Rutting Matters

Save your calling until the roe have started to chase

Start practising your calls for the rut, advises professional stalker Chris Dalton, but use this power wisely and at the right time or you certainly won’t spot any bucks 

I am sure there are not many roe stalkers out there who do not look forward to the end of July with eager anticipation: The sight of a roe doe doing a figure of eight around a tree stump, a buck following her like a steam train; calling a buck to you from deep in the woodland cover. Just a few brief weeks when normally alert and shy deer become so engrossed in matters of love that they become oblivious to all else around them, including the hunter.

A buck grassed during 2012’s plentiful rut

The prospect of some nice weather is also welcome, although never guaranteed. Also welcome are the more sociable stalking hours (the best time to be out is often between 10am and 6pm). A lot of these romances are conducted under the cover and relative safety of darkness. Dawn breaks and the loved-up does and exhausted bucks are commonly enjoying a nap and cigarette after their exertions. So for us, it’s often better to enjoy those extra few hours in bed and have a leisurely breakfast before heading out mid to late morning – the roe will have gained their second wind and be up for another go. This is also the time you are likely to catch a buck on patrol round his patch, checking that competition isn’t hanging about, which is an excellent opportunity to entice it with your call. But remember there is no hard and fast rule and, if you begin thinking you can predict them, they will make a mug of you in no time. It’s always worth changing your routine and trying something different.
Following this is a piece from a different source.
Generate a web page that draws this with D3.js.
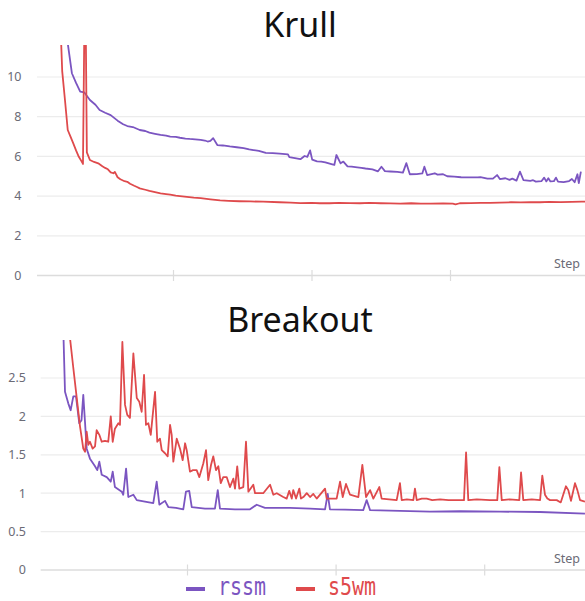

Here in the south-west of Scotland, I find the peak of the rut will normally be early August. Looking back through my records, most success has been achieved around 5-12 August, which is probably a bit later than further south. As I go north, into Angus, I find this peak of activity is a day or two later still. It is generally accepted that rutting intensity is governed by the weather conditions at the time (as, indeed, are many things with deer). The conditions that are considered best are warm, humid and thundery weather, which are unfortunately also the conditions loved by the midge.

Again, this is not to say that you won’t get rutting activity in other conditions, because you will. Personally, I think the fact that sound carries a lot further in these still conditions has a lot to do with rutting bucks responding to the call – simply because they can hear it from further away.

Perhaps to illustrate how things can differ across the country, Peter, our illustrious editor, contacts me and various other outfitters across the country for an assessment of the rut each year. Here at South Ayrshire Stalking, Tony and I had a good rut last year. Bucks responded well to the call and weather conditions were favourable. However, I gather this was very much the exception. Most of the other stalkers contacted reported a poor rut, little activity and only sporadic response to calling – so you never know.

On the calls themselves and how to use them, there are many books covering this subject and excellent materials on DVDs and CDs demonstrating the different types available and methods of operation. However, nothing is better than watching and listening to someone who has mastered the art – if you get such an opportunity, grab it. It is also vital that you have a basic understanding of what you are trying, whether it is the high-pitched squeak a kid will use as a contact call for its mother, thereby drawing a doe (and hopefully an attendant buck) to you, or the agitation call a doe will make when a buck starts to press her too hard. Nothing beats actually watching and hearing these calls and the action that precedes them in the field, but you don’t often get the chance.

A medal head shot during the rut

The type of call you should select is mainly down to personal choice and needs to be one you can use to make a noise vaguely resembling a deer with some degree of success. I don’t think there is any harm in having a couple of different calls, but I think a pocketful is over the top. You should practise (not in the forest), and become confident in the use of your chosen call. My own preference, and certainly the call I have most success with, is the Buttolo. I find it easy to use and like that I can operate it from inside my coat pocket. I also think the muffling effect of the coat produces a good imitation. I also use a Hubertus cherry wood, which gives a nice high squeak. Again, I find it effective, and it has a slightly different tone to the Buttolo.

The biggest mistake folk make is that, as soon as July approaches, out of the drawer comes the call and off into the wood goes the stalker, calling in earnest. All you are doing is educating the deer – and they quickly realise that something odd is going on. Practice all you like, but make sure you are nowhere near roe. You are much more likely to succeed if you wait until you have seen some rutting activity, and if you stick to the period around the last week in July and the first two weeks in August you should be around the right time.

Nothing beats watching a buck in the field

I distinctly recall, a good few years ago, travelling from Yorkshire to my stalking ground close to Newton Stewart. On the way I was listening to a tape (one of those old things you used to put in a car cassette player) of Richard Prior demonstrating excellent use of a Buttolo. Having listened to this several times during my drive through the night, and arriving close to my ground a bit early, I pulled into a layby, got the flask out and, while having a coffee, practised my best technique on the Buttolo. I was so engrossed in my attempts to replicate a female roe that I didn’t notice the lorry pull into the layby, but jumped half out of my skin at the tap on the window and polite question from a trucker enquiring if I was all right. It was quite difficult to explain why I was sitting in a layby at 2.30am, squeezing a little black rubber thing. You have been warned!